The United States Saturday demanded that Syrian President Bashar al-Assad's forces halt their bombardment of Aleppo and help restore a nationwide ceasefire, with Secretary of State John Kerry due to head to Geneva for talks on the conflict.
Terrified residents fled a new wave of air strikes on rebel-held areas of the divided city as key regime backer Russia rejected calls to rein in its ally.
With the peace process hanging by a thread, Kerry was to fly to Geneva on Sunday for talks with UN envoy Staffan de Mistura and the Saudi and Jordanian foreign ministers.
In calls to De Mistura and the lead Syrian opposition negotiator, Kerry expressed "deep concern" about Aleppo, which has suffered some of the worst fighting in a conflict that has killed more than 270,000 people and displaced millions.
"The secretary made clear that ending the violence in Aleppo and returning ultimately to a durable, nationwide cessation is a top priority," spokesman John Kirby said.
A truce was called in February between Assad's forces and a coalition of rebels but has since begun to break down, particularly in the besieged city of Aleppo where nearly 250 people have been killed in the last 10 days.
In the calls, Kerry dismissed Russian and regime claim that the Aleppo strikes were targeting the Al-Nusra Front, a jihadist force that is not party to the ceasefire.
"The secretary made clear that we urged Russia to take steps to stop regime violations, especially its indiscriminate aerial attacks in Aleppo," Kirby said.
Aleppo was left out of a new temporary US-Russian brokered truce that appeared to be holding in the regime stronghold of Latakia as well as Damascus and the nearby rebel bastion of Eastern Ghouta.
A new round of UN-backed peace talks is set to start on May 10 in Geneva.
In Aleppo's rebel-held east, dozens of civilians left the battered Bustan al-Qasr district early Saturday, an AFP correspondent said.
"The situation has become unbearable," Abu Mohammed said as he prepared to flee with his wife and five children. "Everything is paralysed."
Russia said that it would not ask Damascus to halt air raids on Aleppo.
"No, we are not going to put pressure on (Damascus) because one must understand that the situation in Aleppo is part of this fight against the terrorist threat," Deputy Foreign Minister Gennady Gatilov said.
At least 246 civilians have died in shelling, rocket fire and air strikes in both sides of the city since April 22, the Syrian Observatory for Human Rights said.
At least 10 civilians died in rebel-controlled areas on Saturday, according to the civil defence.
The violence in Aleppo has severely tested the February 27 truce between the regime and non-jihadist rebels intended to pave the way to an end to the five-year conflict.
The few people out on the streets watched the sky anxiously for regime aircraft, running for shelter when one launched a new raid.
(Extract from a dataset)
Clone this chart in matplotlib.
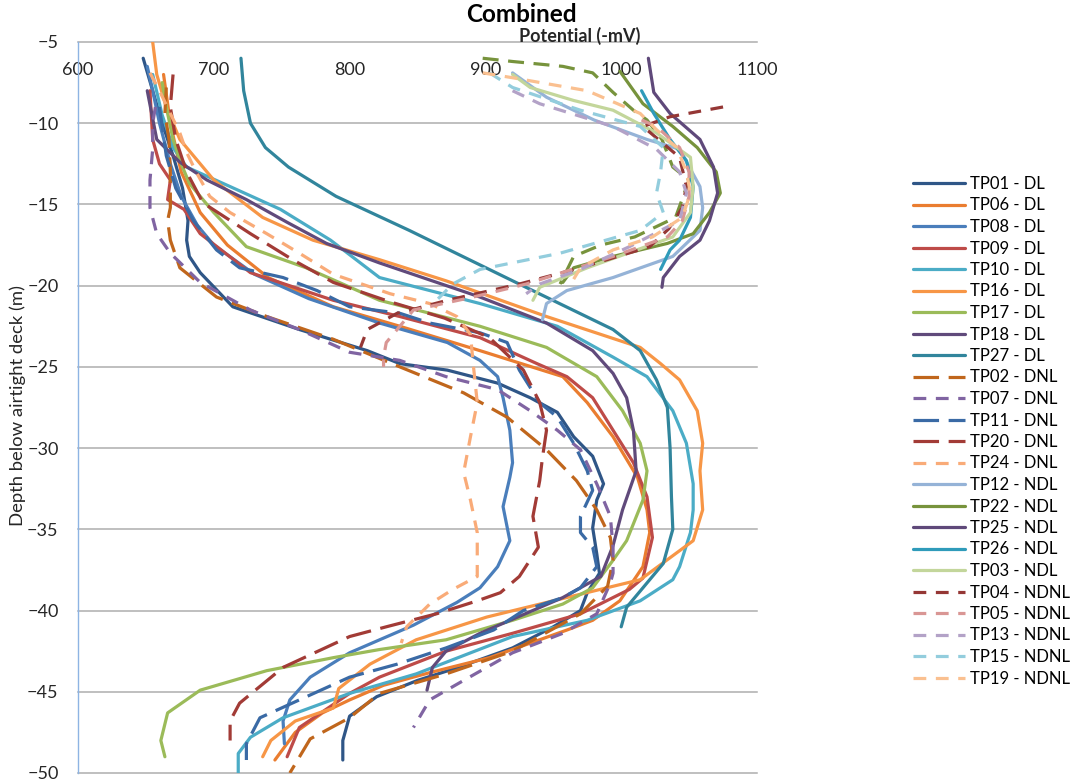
import matplotlib.pyplot as plt

# potential (-mV) and depth (m) for each test pile
tp01_mv = [648, 655, 662, 670, 677, 681, 680, 682, 690, 714, 763, 813, 837, 872, 909, 933, 953, 965, 979, 987, 982, 979, 982, 984, 975, 970, 950, 920, 880, 850, 820, 800, 795, 795]
tp01_d = [-6, -8, -10, -12, -14, -16, -17.2, -18.2, -19.2, -21.3, -22.7, -24, -24.8, -25.2, -26, -26.9, -27.8, -29.3, -30.5, -32.2, -33.2, -34.9, -36.5, -37.7, -38.9, -40, -41, -42.3, -43.5, -44.3, -45.3, -46.5, -48, -49.2]

tp06_mv = [663, 668, 676, 690, 710, 740, 788, 837, 896, 957, 975, 994, 1012, 1019, 1021, 1016, 999, 979, 960, 903, 860, 825, 800, 780, 760, 745]
tp06_d = [-7, -10, -13, -15.5, -17.5, -19.5, -21.3, -22.5, -24, -25.6, -27.2, -29.3, -31.8, -33.8, -35.2, -37.3, -39.4, -40.6, -41.2, -42.9, -43.8, -44.6, -45.5, -46.3, -47.5, -49.2]

tp08_mv = [651, 655, 660, 668, 676, 688, 700, 730, 770, 822, 872, 896, 909, 913, 918, 920, 918, 913, 918, 909, 896, 879, 847, 800, 771, 756, 751, 752]
tp08_d = [-6.5, -8, -10, -12.5, -14.5, -16.3, -17.5, -19.3, -20.8, -22.3, -23.5, -24.6, -25.6, -26.9, -28.9, -30.9, -31.8, -33.6, -35.7, -37.3, -38.6, -39.5, -40.9, -42.6, -44.1, -45.5, -46.8, -48.2]

tp09_mv = [653, 655, 660, 668, 666, 678, 690, 727, 788, 837, 896, 938, 960, 979, 994, 1009, 1019, 1023, 1016, 1006, 970, 920, 871, 822, 800, 763, 754]
tp09_d = [-8, -11, -12.5, -13.5, -14.7, -15.3, -16.8, -19.2, -20.9, -21.9, -23.2, -24.8, -25.6, -26.9, -28.9, -30.9, -33, -35.5, -38, -38.7, -40.2, -41.4, -42.5, -44.1, -45.1, -47.2, -49]

tp10_mv = [655, 662, 670, 680, 712, 749, 786, 822, 896, 953, 994, 1019, 1038, 1048, 1053, 1053, 1051, 1043, 1038, 1014, 975, 920, 849, 800, 751, 727, 718, 718]
tp10_d = [-7, -9.5, -11.5, -12.7, -13.9, -15.3, -17.2, -19.5, -21.1, -22.5, -24.4, -25.6, -27.7, -29.7, -32.2, -33.8, -35.2, -37.3, -38.1, -39.4, -40.6, -41.6, -43.9, -45.1, -46.6, -47.8, -48.8, -50]

tp16_mv = [655, 658, 665, 675, 700, 736, 773, 822, 871, 945, 1014, 1029, 1043, 1056, 1060, 1058, 1060, 1053, 1014, 950, 901, 849, 815, 792, 788, 760, 742, 736]
tp16_d = [-5, -7, -9, -11, -13.5, -15.8, -17.2, -18.4, -19.7, -21.9, -23.8, -24.8, -25.8, -27.7, -29.7, -31.4, -33.8, -35.7, -38.1, -39.4, -40.4, -41.8, -43.3, -44.8, -46, -46.8, -48, -49]

tp17_mv = [662, 665, 670, 676, 682, 700, 724, 768, 822, 896, 945, 982, 1001, 1014, 1019, 1016, 1004, 994, 979, 957, 920, 871, 822, 788, 739, 690, 666, 661, 664]
tp17_d = [-7.5, -9, -11, -12.5, -13.7, -15.5, -17.6, -18.9, -20.9, -22.5, -23.8, -25.6, -27.7, -29.7, -31.4, -33.2, -35.7, -36.9, -38.6, -39.6, -40.6, -41.8, -42.4, -42.9, -43.7, -44.9, -46.3, -48, -49]

tp18_mv = [651, 658, 675, 695, 724, 754, 783, 822, 896, 945, 979, 994, 1004, 1009, 1011, 1001, 994, 985, 957, 896, 871, 861, 857]
tp18_d = [-8, -11, -12.4, -13.5, -14.7, -16.1, -17.4, -18.6, -20.7, -22.3, -24, -25.4, -26.9, -28.9, -31.4, -33.8, -36, -37.9, -39.2, -41.4, -42.5, -43.5, -44.9]

tp27_mv = [720, 722, 727, 738, 755, 790, 844, 920, 994, 1014, 1026, 1034, 1036, 1037, 1038, 1031, 1016, 1004, 1000]
tp27_d = [-6, -8, -10, -11.5, -12.7, -14.5, -16.6, -19.7, -22.7, -24, -25.8, -27.5, -30, -33, -35, -37.1, -38.6, -39.8, -41]

tp02_mv = [665, 664, 667, 668, 668, 666, 668, 675, 702, 739, 788, 837, 884, 916, 945, 967, 982, 992, 994, 990, 970, 920, 871, 822, 800, 771, 756]
tp02_d = [-7.8, -9.4, -11, -13, -15.2, -16, -17.2, -18.9, -20.7, -21.9, -23.3, -25, -26.6, -28.1, -30.1, -32, -33.8, -35.5, -36.9, -38.5, -40.2, -42.5, -43.9, -45.1, -46.6, -47.9, -50]

tp07_mv = [657, 655, 655, 653, 653, 658, 668, 690, 727, 763, 800, 837, 871, 909, 933, 953, 970, 982, 992, 994, 994, 992, 982, 957, 920, 884, 859, 847]
tp07_d = [-9, -10, -11.6, -13.5, -15.2, -16.8, -18, -19.8, -21.5, -22.7, -24.1, -24.6, -25.6, -26.4, -27.7, -28.9, -30.1, -32.2, -34.2, -36.1, -37.7, -38.3, -40.2, -41.4, -42.6, -44.3, -45.5, -47.2]

tp11_mv = [660, 665, 672, 685, 702, 719, 751, 776, 800, 837, 859, 896, 916, 925, 940, 953, 965, 975, 979, 970, 970, 979, 982, 970, 957, 928, 906, 871, 835, 800, 763, 734, 724, 724]
tp11_d = [-9, -12, -14, -16, -17.8, -18.9, -19.5, -20.3, -21.3, -21.7, -22.3, -22.9, -23.5, -25.2, -27.2, -28.1, -29.7, -31.4, -32.6, -34.2, -35.2, -36.1, -37.3, -38.6, -39.2, -40, -41.2, -42.3, -43.3, -44.1, -45.5, -46.6, -48.2, -49.2]

tp20_mv = [670, 668, 672, 680, 692, 727, 758, 788, 830, 870, 903, 928, 940, 945, 942, 940, 935, 939, 925, 911, 894, 864, 827, 800, 751, 719, 712, 712]
tp20_d = [-7, -9, -11, -13, -14.9, -16.8, -18.4, -19.8, -21, -22, -23.2, -25.2, -27.2, -28.9, -30.6, -32, -34.2, -36.1, -37.9, -38.9, -39.4, -40.2, -41, -41.6, -43.5, -45.7, -46.8, -48]

tp24_mv = [653, 660, 668, 675, 680, 687, 697, 712, 739, 763, 788, 830, 859, 879, 889, 891, 894, 889, 884, 889, 894, 894, 876, 859, 842, 838]
tp24_d = [-6.9, -8, -9.4, -10.6, -11.8, -13, -14.5, -15.5, -16.8, -18, -19.3, -20.5, -21.1, -21.9, -23, -24.8, -27.2, -29.3, -31.5, -33.2, -35.2, -37.9, -38.7, -39.6, -41, -42]

tp12_mv = [920, 945, 980, 1019, 1043, 1058, 1060, 1058, 1038, 994, 960, 945, 942]
tp12_d = [-6.9, -8.4, -9.8, -11, -11.6, -13.9, -15.2, -16.6, -18.2, -19.5, -20.3, -21.1, -22.1]

tp22_mv = [999, 1016, 1038, 1056, 1070, 1073, 1065, 1053, 1034, 994, 965, 957]
tp22_d = [-6.8, -8.8, -10.2, -11.5, -13, -14.3, -15.5, -16.8, -17.4, -18.2, -18.9, -19.8]

tp25_mv = [1020, 1024, 1036, 1058, 1068, 1071, 1065, 1058, 1043, 1031, 1030]
tp25_d = [-6, -8.1, -9.4, -11, -12.7, -14.3, -16, -17.2, -18.2, -19.5, -20.1]

tp26_mv = [1015, 1024, 1036, 1048, 1053, 1051, 1043, 1036, 1029]
tp26_d = [-8, -9.4, -11, -12.3, -13.9, -15.8, -17.2, -17.8, -19]

tp03_mv = [920, 933, 965, 994, 1026, 1051, 1053, 1051, 1038, 975, 940, 935]
tp03_d = [-7, -7.8, -8.6, -9.2, -10.6, -12.1, -13.9, -15.5, -17, -18.9, -20.1, -20.9]

tp04_mv = [1075, 1036, 1016, 1043, 1048, 1045, 1035, 1021, 970, 925, 872, 845, 835, 813, 808]
tp04_d = [-9, -9.6, -10.2, -12.1, -13.9, -15.2, -16.5, -17.6, -18.9, -19.9, -20.9, -21.5, -21.7, -22.7, -23.8]

tp05_mv = [1015, 1026, 1043, 1050, 1050, 1045, 1034, 994, 930, 891, 847, 837, 827, 825, 825]
tp05_d = [-9.8, -10.2, -11.5, -13, -14.5, -16, -17, -18.2, -19.9, -20.7, -21.5, -22.5, -23.5, -24.4, -25]

tp13_mv = [920, 940, 994, 1026, 1043, 1048, 1043, 1006, 970, 940, 930]
tp13_d = [-8, -8.8, -10.2, -11.6, -13, -14.3, -16, -17.6, -19, -19.9, -20.5]

tp15_mv = [903, 920, 970, 1014, 1031, 1029, 1026, 1031, 1014, 955, 896, 876, 864, 862]
tp15_d = [-6.9, -7.8, -9.2, -10.2, -11.5, -13, -14.3, -15.5, -16.6, -18, -19, -19.9, -20.9, -21.3]

tp19_mv = [898, 920, 975, 1014, 1026, 1041, 1048, 1051, 1045, 1023, 994, 970, 965]
tp19_d = [-6.9, -7.2, -8, -9.4, -10.4, -11.5, -13, -14.3, -15.8, -17, -17.8, -18.9, -19.6]

# extra NDNL trace with no legend entry
tpx_mv = [898, 920, 957, 979, 994, 1009, 1019, 1030, 1038, 1050, 1040, 1010, 985, 965, 955]
tpx_d = [-6, -6.2, -6.5, -6.9, -8.1, -9.2, -9.8, -11, -12.7, -13.5, -15.8, -17, -17.5, -18.2, -19.9]

depth_ticks = [-5, -10, -15, -20, -25, -30, -35, -40, -45, -50]
mv_ticks = [600, 700, 800, 900, 1000, 1100]

SOLID = None
LONG = (8, 3)
DASH = (4, 3)

series = [
    ('TP01 - DL', tp01_mv, tp01_d, '#2F5687', SOLID),
    ('TP06 - DL', tp06_mv, tp06_d, '#EA7D30', SOLID),
    ('TP08 - DL', tp08_mv, tp08_d, '#4A7EBB', SOLID),
    ('TP09 - DL', tp09_mv, tp09_d, '#BE4B48', SOLID),
    ('TP10 - DL', tp10_mv, tp10_d, '#4BACC6', SOLID),
    ('TP16 - DL', tp16_mv, tp16_d, '#F79646', SOLID),
    ('TP17 - DL', tp17_mv, tp17_d, '#9BBB59', SOLID),
    ('TP18 - DL', tp18_mv, tp18_d, '#604A7B', SOLID),
    ('TP27 - DL', tp27_mv, tp27_d, '#31859C', SOLID),
    ('TP02 - DNL', tp02_mv, tp02_d, '#C0661C', LONG),
    ('TP07 - DNL', tp07_mv, tp07_d, '#8064A2', DASH),
    ('TP11 - DNL', tp11_mv, tp11_d, '#3A6AA5', LONG),
    ('TP20 - DNL', tp20_mv, tp20_d, '#A23B36', LONG),
    ('TP24 - DNL', tp24_mv, tp24_d, '#F9AB78', DASH),
    ('TP12 - NDL', tp12_mv, tp12_d, '#95B3D7', SOLID),
    ('TP22 - NDL', tp22_mv, tp22_d, '#77933C', SOLID),
    ('TP25 - NDL', tp25_mv, tp25_d, '#5F497A', SOLID),
    ('TP26 - NDL', tp26_mv, tp26_d, '#2F9BBA', SOLID),
    ('TP03 - NDL', tp03_mv, tp03_d, '#C3D69B', SOLID),
    ('TP04 - NDNL', tp04_mv, tp04_d, '#953735', DASH),
    ('TP05 - NDNL', tp05_mv, tp05_d, '#D99694', DASH),
    ('TP13 - NDNL', tp13_mv, tp13_d, '#B3A2C7', DASH),
    ('TP15 - NDNL', tp15_mv, tp15_d, '#93CDDD', DASH),
    ('TP19 - NDNL', tp19_mv, tp19_d, '#FAC090', DASH),
]

plt.rcParams['font.family'] = ['Lato', 'DejaVu Sans']

fig = plt.figure(figsize=(10.76, 7.83), dpi=100)
ax = fig.add_axes([78 / 1076, 1 - 773 / 783, 679 / 1076, 731 / 783])

for v in depth_ticks:
    ax.axhline(v, color='#ADADAD', lw=1.1, zorder=0, clip_on=False)

ax.plot(tpx_mv, tpx_d, color='#77933C', lw=2.3, dashes=(5, 3), label='_nolegend_')
for name, mv, d, col, dash in series:
    if dash is None:
        ax.plot(mv, d, color=col, lw=2.3, label=name, solid_capstyle='round',
                solid_joinstyle='round')
    else:
        ax.plot(mv, d, color=col, lw=2.3, dashes=dash, label=name)

ax.set_xlim(600, 1100)
ax.set_ylim(-50, -5)
ax.set_yticks(depth_ticks)
ax.set_xticks(mv_ticks)
ax.xaxis.set_ticks_position('top')
ax.tick_params(axis='x', length=0, pad=-26, labelsize=13, colors='#262626')
ax.tick_params(axis='y', length=0, pad=14, labelsize=13, colors='#262626')
for s in ['top', 'right', 'bottom']:
    ax.spines[s].set_visible(False)
ax.spines['left'].set_color('#8EB4E3')
ax.spines['left'].set_linewidth(1.0)

fig.text(521 / 1076, 1 - 15 / 783, 'Combined', ha='center', va='center',
         fontsize=17.5, fontweight='bold')
fig.text(580 / 1076, 1 - 36 / 783, 'Potential (-mV)', ha='center', va='center',
         fontsize=13, fontweight='bold', color='#262626')
fig.text(18 / 1076, 1 - 406 / 783, 'Depth below airtight deck (m)', ha='center',
         va='center', rotation=90, fontsize=13.3, color='#262626')

handles, labels = ax.get_legend_handles_labels()
ax.legend(handles, labels, loc='upper left', bbox_to_anchor=(913 / 1076, 1 - 176 / 783),
          bbox_transform=fig.transFigure, frameon=False, fontsize=12,
          handlelength=3.1, handletextpad=0.3, labelspacing=0.33, borderpad=0,
          borderaxespad=0)

plt.savefig('out.png', dpi=100)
The Britain-based Observatory, which relies on a network of sources on the ground, reported 28 air strikes on eastern neighbourhoods.
But in its daily report on Syria, Russia's defence ministry said it had recorded only "three ceasefire violations in the city of Aleppo", blaming them all on the rebels.
The SANA state news agency said shelling of western government-held neighbourhoods killed three civilians, including a child, and blamed Al-Qaeda affiliate Al-Nusra Front and its allies.
A pro-government newspaper said Thursday the army was preparing an offensive to recapture all of Aleppo and the surrounding province.
Hospitals have also been bombed in nine days of escalating violence in Aleppo.
Four medical facilities were hit Friday on both sides of the front line, the International Committee of the Red Cross said.
A raid on Wednesday hit a hospital supported by Doctors Without Borders and the Red Cross as well as nearby housing, killing 30 people and sparking an international outcry.
On other fronts, fighting halted at 1:00 am Saturday (2200 GMT Friday) in a "freeze" set to last for 24 hours in Damascus and Eastern Ghouta, and 72 hours in Latakia.
Humanitarian convoys carrying food and medicine meanwhile entered the besieged rebel-held towns of Madaya and Zabadani, northwest of Damascus, on Saturday, the Red Cross said.
At the same time, trucks entered the besieged government-held towns of Fuaa and Kafraya, southwest of Aleppo.
Madaya became infamous in late 2015 after dozens died of starvation there.
Anas al-Abdeh, head of the Istanbul-based opposition National Coalition, Saturday accused the regime of "war crimes and crimes against humanity" in Aleppo.
Human Rights Watch also said the air strikes on medical facilities in the city "may amount to war crimes".
Qatar called for an emergency Arab League meeting, and Saudi Arabia condemned the regime strikes.